The first debate in the 3rd District supervisorial race Tuesday night featured incumbent Shirlee Zane confidently defending her leadership record against accusations from challenger Tim Smith that she hasn't done enough to solve the county's pension crisis.

The spirited but civil debate touched on a range of issues, from funding for roads, transparency in government contracts, the SMART train and economic development.

But time and again, former Rohnert Park City Councilman Smith returned to what is the central theme of his insurgent candidacy — the need for swift and significant pension reform.

He likened Sonoma County to the frog that isn't smart enough to jump out of the slowly heating pan of water.

"I'm here basically tonight to tell you taxpayers, voters and residents of Sonoma County &‘It's time to jump!'" Smith said. "Get out of the boiling water, because the status quo isn't working."

Zane warned the audience of about 30 listeners at the League of Women Voters forum at Rohnert Park City Hall that they "should be suspect" when they hear a candidate offering easy solutions to complex problems.

She noted that she and Supervisor David Rabbitt spent six months researching and writing a pension overhaul plan that calls for raising retirement ages, capping pensions, prohibiting spiking and reducing county debt.
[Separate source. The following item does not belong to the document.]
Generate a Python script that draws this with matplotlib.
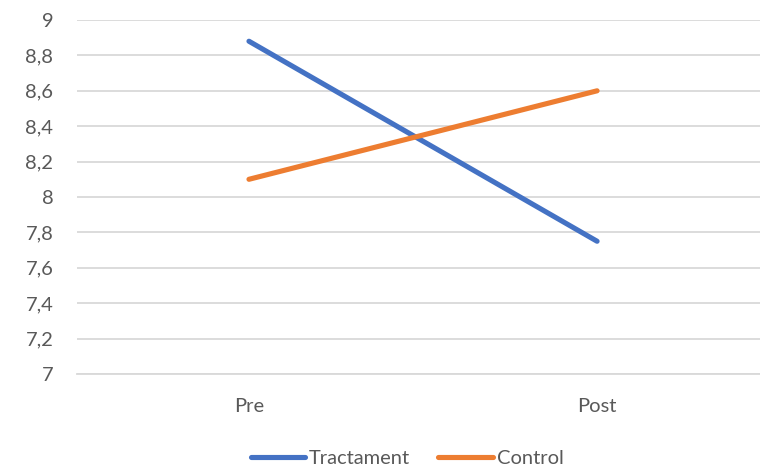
import matplotlib.pyplot as plt
from matplotlib.ticker import MultipleLocator, FuncFormatter

# pre/post means for the two groups
stages = ['Pre', 'Post']
tractament = [8.88, 7.75]
control = [8.10, 8.60]

plt.rcParams['font.family'] = ['Lato', 'DejaVu Sans']
text_col = '#595959'
grid_col = '#d9d9d9'
fs = 14.5

fig = plt.figure(figsize=(7.6, 4.7), dpi=100)
ax = fig.add_axes([77 / 760, 1 - 374 / 470, 1 - 77 / 760, (374 - 20) / 470])

x = range(len(stages))
ax.plot(x, tractament, color='#4472c4', lw=3.7, solid_capstyle='round', label='Tractament')
ax.plot(x, control, color='#ed7d31', lw=3.7, solid_capstyle='round', label='Control')

ax.set_ylim(7, 9)
ax.set_xlim(-0.494, 1.468)
ax.yaxis.set_major_locator(MultipleLocator(0.2))
ax.yaxis.set_major_formatter(FuncFormatter(lambda v, p: f'{v:g}'.replace('.', ',')))
ax.set_xticks(list(x))
ax.set_xticklabels(stages)
ax.grid(axis='y', color=grid_col, lw=1.3)
ax.set_axisbelow(True)
for side in ['top', 'right', 'left']:
    ax.spines[side].set_visible(False)
ax.spines['bottom'].set_color(grid_col)
ax.spines['bottom'].set_linewidth(1.3)
ax.tick_params(axis='y', length=0, pad=17, labelsize=fs, labelcolor=text_col)
ax.tick_params(axis='x', length=0, pad=17, labelsize=fs, labelcolor=text_col)

leg = fig.legend(loc='center', bbox_to_anchor=(407 / 760, 1 - 458 / 470), ncol=2, frameon=False,
                 fontsize=fs, handlelength=2.7, handletextpad=0.2, columnspacing=1.4)
for t in leg.get_texts():
    t.set_color(text_col)

fig.savefig('out.png', dpi=100)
"It's not just a piece of paper. It's a plan that actually is already being put into place," Zane said. "It took us years to get to where we are today, and it's going to take a little time to get out."

She suggested Smith was calling for "breaking contracts" with unions, which she said would cost the county millions in legal fees. But Smith countered that he never suggested any such thing. Rather, he said he was calling on supervisors to "show leadership from the top" by imposing "severe cuts" to their own compensation and top county management to show unions they are serious about making significant changes. He added that he will forgo a county pension if elected.

"What we have is people at the top, and that includes the supervisors, who are self-interested in perpetuating a system that is dysfunctional," Smith said.